** JOB **
Return all the data below as it stands, minus the pictures.
+++ DATA SECTION
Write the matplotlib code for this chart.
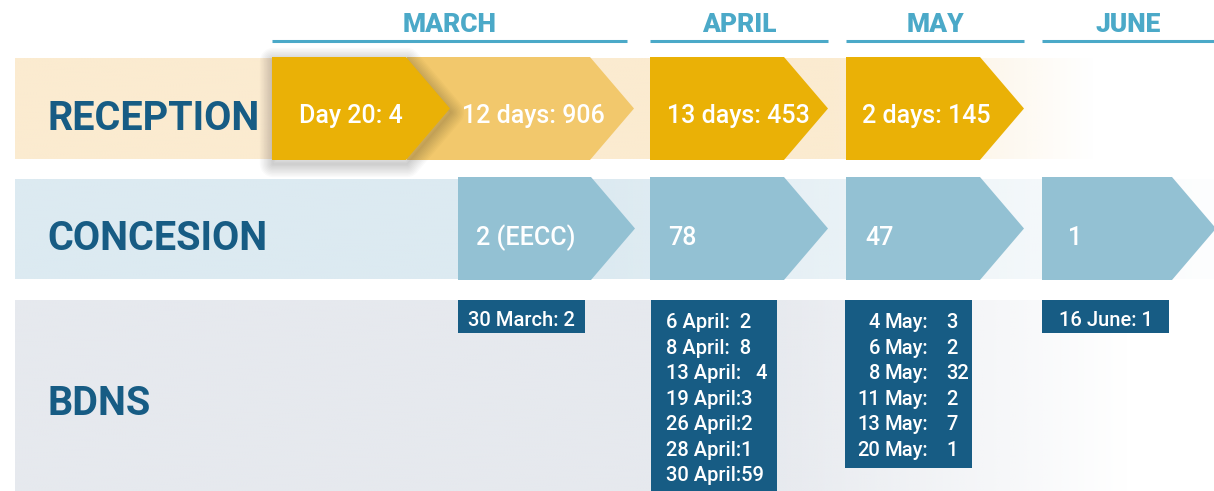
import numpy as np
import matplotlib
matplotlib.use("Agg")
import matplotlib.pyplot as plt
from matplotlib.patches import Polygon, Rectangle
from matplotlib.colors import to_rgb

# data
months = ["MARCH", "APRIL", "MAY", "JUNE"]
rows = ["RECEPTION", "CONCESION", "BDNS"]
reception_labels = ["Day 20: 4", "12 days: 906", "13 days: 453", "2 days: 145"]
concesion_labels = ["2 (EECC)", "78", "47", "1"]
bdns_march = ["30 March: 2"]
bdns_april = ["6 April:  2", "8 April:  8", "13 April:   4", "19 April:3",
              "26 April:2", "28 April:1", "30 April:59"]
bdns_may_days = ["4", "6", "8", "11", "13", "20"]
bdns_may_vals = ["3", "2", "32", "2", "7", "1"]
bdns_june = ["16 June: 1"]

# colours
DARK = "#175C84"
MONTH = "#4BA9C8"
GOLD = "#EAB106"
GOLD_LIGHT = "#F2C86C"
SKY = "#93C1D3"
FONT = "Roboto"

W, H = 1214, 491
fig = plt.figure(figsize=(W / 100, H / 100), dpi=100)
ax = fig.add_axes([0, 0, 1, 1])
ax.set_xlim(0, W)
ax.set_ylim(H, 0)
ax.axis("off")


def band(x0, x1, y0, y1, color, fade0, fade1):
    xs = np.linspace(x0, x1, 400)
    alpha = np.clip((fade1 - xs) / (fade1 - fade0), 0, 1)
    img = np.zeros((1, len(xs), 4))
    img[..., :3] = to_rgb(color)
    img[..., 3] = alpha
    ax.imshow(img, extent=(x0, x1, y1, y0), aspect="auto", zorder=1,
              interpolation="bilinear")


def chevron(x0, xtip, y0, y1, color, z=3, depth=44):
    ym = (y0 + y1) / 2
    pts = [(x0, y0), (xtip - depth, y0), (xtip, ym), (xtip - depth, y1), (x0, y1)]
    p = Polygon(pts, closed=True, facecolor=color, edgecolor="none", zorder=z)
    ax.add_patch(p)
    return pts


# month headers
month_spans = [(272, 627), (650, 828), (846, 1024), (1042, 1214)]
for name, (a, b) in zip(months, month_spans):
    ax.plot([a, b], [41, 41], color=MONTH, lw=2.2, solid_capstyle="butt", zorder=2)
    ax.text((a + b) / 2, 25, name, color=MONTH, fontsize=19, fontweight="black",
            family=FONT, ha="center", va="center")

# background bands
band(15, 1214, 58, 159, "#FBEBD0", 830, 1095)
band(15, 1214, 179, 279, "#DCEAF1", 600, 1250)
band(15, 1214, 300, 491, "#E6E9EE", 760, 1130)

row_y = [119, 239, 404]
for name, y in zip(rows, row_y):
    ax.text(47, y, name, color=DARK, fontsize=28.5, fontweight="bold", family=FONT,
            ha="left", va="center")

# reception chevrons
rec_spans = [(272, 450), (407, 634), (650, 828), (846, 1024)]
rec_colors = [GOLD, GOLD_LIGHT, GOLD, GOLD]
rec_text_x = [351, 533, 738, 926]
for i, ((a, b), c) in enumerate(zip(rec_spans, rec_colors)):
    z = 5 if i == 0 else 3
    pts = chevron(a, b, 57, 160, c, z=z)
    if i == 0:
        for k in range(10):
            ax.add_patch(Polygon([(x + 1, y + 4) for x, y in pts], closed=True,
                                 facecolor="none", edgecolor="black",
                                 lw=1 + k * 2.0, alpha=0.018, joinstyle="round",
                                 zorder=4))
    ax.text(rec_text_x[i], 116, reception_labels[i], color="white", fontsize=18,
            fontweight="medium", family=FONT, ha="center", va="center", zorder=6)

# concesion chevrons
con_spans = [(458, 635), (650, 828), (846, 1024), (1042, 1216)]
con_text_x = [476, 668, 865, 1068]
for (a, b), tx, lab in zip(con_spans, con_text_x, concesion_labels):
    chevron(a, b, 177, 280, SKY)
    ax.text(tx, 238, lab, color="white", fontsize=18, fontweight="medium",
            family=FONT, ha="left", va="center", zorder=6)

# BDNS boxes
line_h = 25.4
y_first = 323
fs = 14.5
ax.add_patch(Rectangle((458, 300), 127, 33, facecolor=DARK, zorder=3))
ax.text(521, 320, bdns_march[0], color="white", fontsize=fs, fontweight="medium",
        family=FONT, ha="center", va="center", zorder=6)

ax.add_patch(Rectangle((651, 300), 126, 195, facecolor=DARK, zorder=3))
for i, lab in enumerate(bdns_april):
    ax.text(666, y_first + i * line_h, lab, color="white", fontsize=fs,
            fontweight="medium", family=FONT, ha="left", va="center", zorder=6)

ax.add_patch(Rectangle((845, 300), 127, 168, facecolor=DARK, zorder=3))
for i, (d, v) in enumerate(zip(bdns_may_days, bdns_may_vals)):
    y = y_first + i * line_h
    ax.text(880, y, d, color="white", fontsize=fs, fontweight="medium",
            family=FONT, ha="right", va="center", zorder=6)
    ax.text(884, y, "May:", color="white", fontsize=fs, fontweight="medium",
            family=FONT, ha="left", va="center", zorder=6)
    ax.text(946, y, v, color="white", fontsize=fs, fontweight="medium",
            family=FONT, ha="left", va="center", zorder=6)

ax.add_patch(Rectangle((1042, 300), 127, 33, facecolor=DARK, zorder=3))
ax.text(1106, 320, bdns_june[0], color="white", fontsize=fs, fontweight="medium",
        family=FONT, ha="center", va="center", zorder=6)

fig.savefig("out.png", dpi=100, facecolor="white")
++++++
** TASK RESULT **
Write the matplotlib code for this chart.
import numpy as np
import matplotlib
matplotlib.use("Agg")
import matplotlib.pyplot as plt
from matplotlib.patches import Polygon, Rectangle
from matplotlib.colors import to_rgb

# data
months = ["MARCH", "APRIL", "MAY", "JUNE"]
rows = ["RECEPTION", "CONCESION", "BDNS"]
reception_labels = ["Day 20: 4", "12 days: 906", "13 days: 453", "2 days: 145"]
concesion_labels = ["2 (EECC)", "78", "47", "1"]
bdns_march = ["30 March: 2"]
bdns_april = ["6 April:  2", "8 April:  8", "13 April:   4", "19 April:3",
              "26 April:2", "28 April:1", "30 April:59"]
bdns_may_days = ["4", "6", "8", "11", "13", "20"]
bdns_may_vals = ["3", "2", "32", "2", "7", "1"]
bdns_june = ["16 June: 1"]

# colours
DARK = "#175C84"
MONTH = "#4BA9C8"
GOLD = "#EAB106"
GOLD_LIGHT = "#F2C86C"
SKY = "#93C1D3"
FONT = "Roboto"

W, H = 1214, 491
fig = plt.figure(figsize=(W / 100, H / 100), dpi=100)
ax = fig.add_axes([0, 0, 1, 1])
ax.set_xlim(0, W)
ax.set_ylim(H, 0)
ax.axis("off")


def band(x0, x1, y0, y1, color, fade0, fade1):
    xs = np.linspace(x0, x1, 400)
    alpha = np.clip((fade1 - xs) / (fade1 - fade0), 0, 1)
    img = np.zeros((1, len(xs), 4))
    img[..., :3] = to_rgb(color)
    img[..., 3] = alpha
    ax.imshow(img, extent=(x0, x1, y1, y0), aspect="auto", zorder=1,
              interpolation="bilinear")


def chevron(x0, xtip, y0, y1, color, z=3, depth=44):
    ym = (y0 + y1) / 2
    pts = [(x0, y0), (xtip - depth, y0), (xtip, ym), (xtip - depth, y1), (x0, y1)]
    p = Polygon(pts, closed=True, facecolor=color, edgecolor="none", zorder=z)
    ax.add_patch(p)
    return pts


# month headers
month_spans = [(272, 627), (650, 828), (846, 1024), (1042, 1214)]
for name, (a, b) in zip(months, month_spans):
    ax.plot([a, b], [41, 41], color=MONTH, lw=2.2, solid_capstyle="butt", zorder=2)
    ax.text((a + b) / 2, 25, name, color=MONTH, fontsize=19, fontweight="black",
            family=FONT, ha="center", va="center")

# background bands
band(15, 1214, 58, 159, "#FBEBD0", 830, 1095)
band(15, 1214, 179, 279, "#DCEAF1", 600, 1250)
band(15, 1214, 300, 491, "#E6E9EE", 760, 1130)

row_y = [119, 239, 404]
for name, y in zip(rows, row_y):
    ax.text(47, y, name, color=DARK, fontsize=28.5, fontweight="bold", family=FONT,
            ha="left", va="center")

# reception chevrons
rec_spans = [(272, 450), (407, 634), (650, 828), (846, 1024)]
rec_colors = [GOLD, GOLD_LIGHT, GOLD, GOLD]
rec_text_x = [351, 533, 738, 926]
for i, ((a, b), c) in enumerate(zip(rec_spans, rec_colors)):
    z = 5 if i == 0 else 3
    pts = chevron(a, b, 57, 160, c, z=z)
    if i == 0:
        for k in range(10):
            ax.add_patch(Polygon([(x + 1, y + 4) for x, y in pts], closed=True,
                                 facecolor="none", edgecolor="black",
                                 lw=1 + k * 2.0, alpha=0.018, joinstyle="round",
                                 zorder=4))
    ax.text(rec_text_x[i], 116, reception_labels[i], color="white", fontsize=18,
            fontweight="medium", family=FONT, ha="center", va="center", zorder=6)

# concesion chevrons
con_spans = [(458, 635), (650, 828), (846, 1024), (1042, 1216)]
con_text_x = [476, 668, 865, 1068]
for (a, b), tx, lab in zip(con_spans, con_text_x, concesion_labels):
    chevron(a, b, 177, 280, SKY)
    ax.text(tx, 238, lab, color="white", fontsize=18, fontweight="medium",
            family=FONT, ha="left", va="center", zorder=6)

# BDNS boxes
line_h = 25.4
y_first = 323
fs = 14.5
ax.add_patch(Rectangle((458, 300), 127, 33, facecolor=DARK, zorder=3))
ax.text(521, 320, bdns_march[0], color="white", fontsize=fs, fontweight="medium",
        family=FONT, ha="center", va="center", zorder=6)

ax.add_patch(Rectangle((651, 300), 126, 195, facecolor=DARK, zorder=3))
for i, lab in enumerate(bdns_april):
    ax.text(666, y_first + i * line_h, lab, color="white", fontsize=fs,
            fontweight="medium", family=FONT, ha="left", va="center", zorder=6)

ax.add_patch(Rectangle((845, 300), 127, 168, facecolor=DARK, zorder=3))
for i, (d, v) in enumerate(zip(bdns_may_days, bdns_may_vals)):
    y = y_first + i * line_h
    ax.text(880, y, d, color="white", fontsize=fs, fontweight="medium",
            family=FONT, ha="right", va="center", zorder=6)
    ax.text(884, y, "May:", color="white", fontsize=fs, fontweight="medium",
            family=FONT, ha="left", va="center", zorder=6)
    ax.text(946, y, v, color="white", fontsize=fs, fontweight="medium",
            family=FONT, ha="left", va="center", zorder=6)

ax.add_patch(Rectangle((1042, 300), 127, 33, facecolor=DARK, zorder=3))
ax.text(1106, 320, bdns_june[0], color="white", fontsize=fs, fontweight="medium",
        family=FONT, ha="center", va="center", zorder=6)

fig.savefig("out.png", dpi=100, facecolor="white")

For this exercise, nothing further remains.